Problem requirements: Copy every line of the entries that includes the word "this".

Data for processing:

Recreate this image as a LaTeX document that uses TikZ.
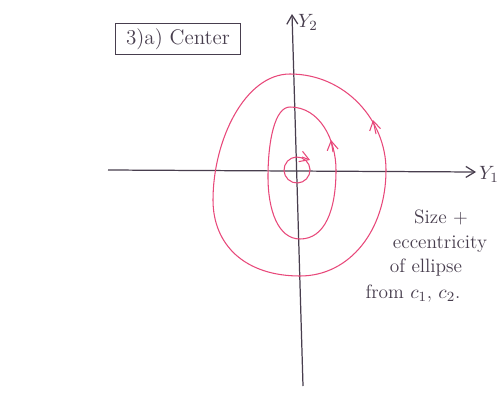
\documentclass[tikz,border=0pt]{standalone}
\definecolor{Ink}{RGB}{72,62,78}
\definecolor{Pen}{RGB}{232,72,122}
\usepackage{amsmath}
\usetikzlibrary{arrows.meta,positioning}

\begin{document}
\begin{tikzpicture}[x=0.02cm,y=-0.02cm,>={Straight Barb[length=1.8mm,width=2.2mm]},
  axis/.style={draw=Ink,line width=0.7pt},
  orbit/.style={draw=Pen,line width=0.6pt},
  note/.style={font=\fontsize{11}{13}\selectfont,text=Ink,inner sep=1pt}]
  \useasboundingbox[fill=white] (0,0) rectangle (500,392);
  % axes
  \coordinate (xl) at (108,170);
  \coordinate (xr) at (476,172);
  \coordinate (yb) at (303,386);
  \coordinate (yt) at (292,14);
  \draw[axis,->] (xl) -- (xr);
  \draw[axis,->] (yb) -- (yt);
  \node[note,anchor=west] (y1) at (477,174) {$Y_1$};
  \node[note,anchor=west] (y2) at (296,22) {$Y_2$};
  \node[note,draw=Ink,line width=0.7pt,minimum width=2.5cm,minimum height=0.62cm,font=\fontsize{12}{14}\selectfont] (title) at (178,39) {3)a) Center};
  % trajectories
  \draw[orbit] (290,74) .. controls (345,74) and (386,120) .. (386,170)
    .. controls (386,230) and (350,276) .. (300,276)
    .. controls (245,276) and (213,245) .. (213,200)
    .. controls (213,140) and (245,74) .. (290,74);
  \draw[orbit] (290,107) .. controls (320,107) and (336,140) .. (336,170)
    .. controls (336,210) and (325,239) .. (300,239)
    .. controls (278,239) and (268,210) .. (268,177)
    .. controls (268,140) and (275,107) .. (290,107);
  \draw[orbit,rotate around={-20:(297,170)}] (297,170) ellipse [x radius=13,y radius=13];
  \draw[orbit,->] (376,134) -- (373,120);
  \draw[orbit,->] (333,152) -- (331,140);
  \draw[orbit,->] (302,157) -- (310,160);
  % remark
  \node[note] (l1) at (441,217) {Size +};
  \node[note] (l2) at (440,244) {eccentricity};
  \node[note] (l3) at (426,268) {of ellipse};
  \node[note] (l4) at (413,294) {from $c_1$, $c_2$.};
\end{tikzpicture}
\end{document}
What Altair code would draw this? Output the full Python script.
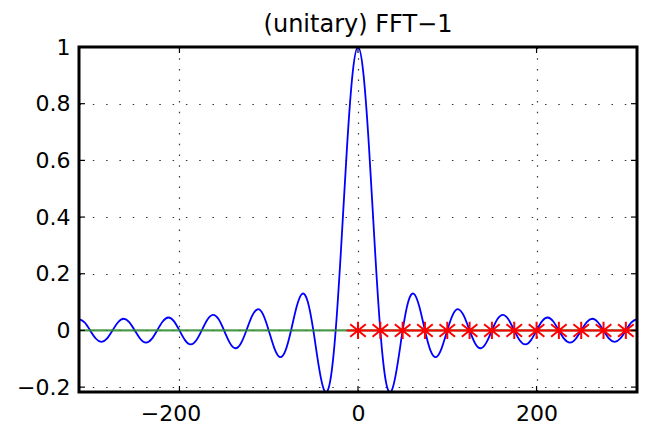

Finished task:
Recreate this image as a LaTeX document that uses TikZ.
What Altair code would draw this? Output the full Python script.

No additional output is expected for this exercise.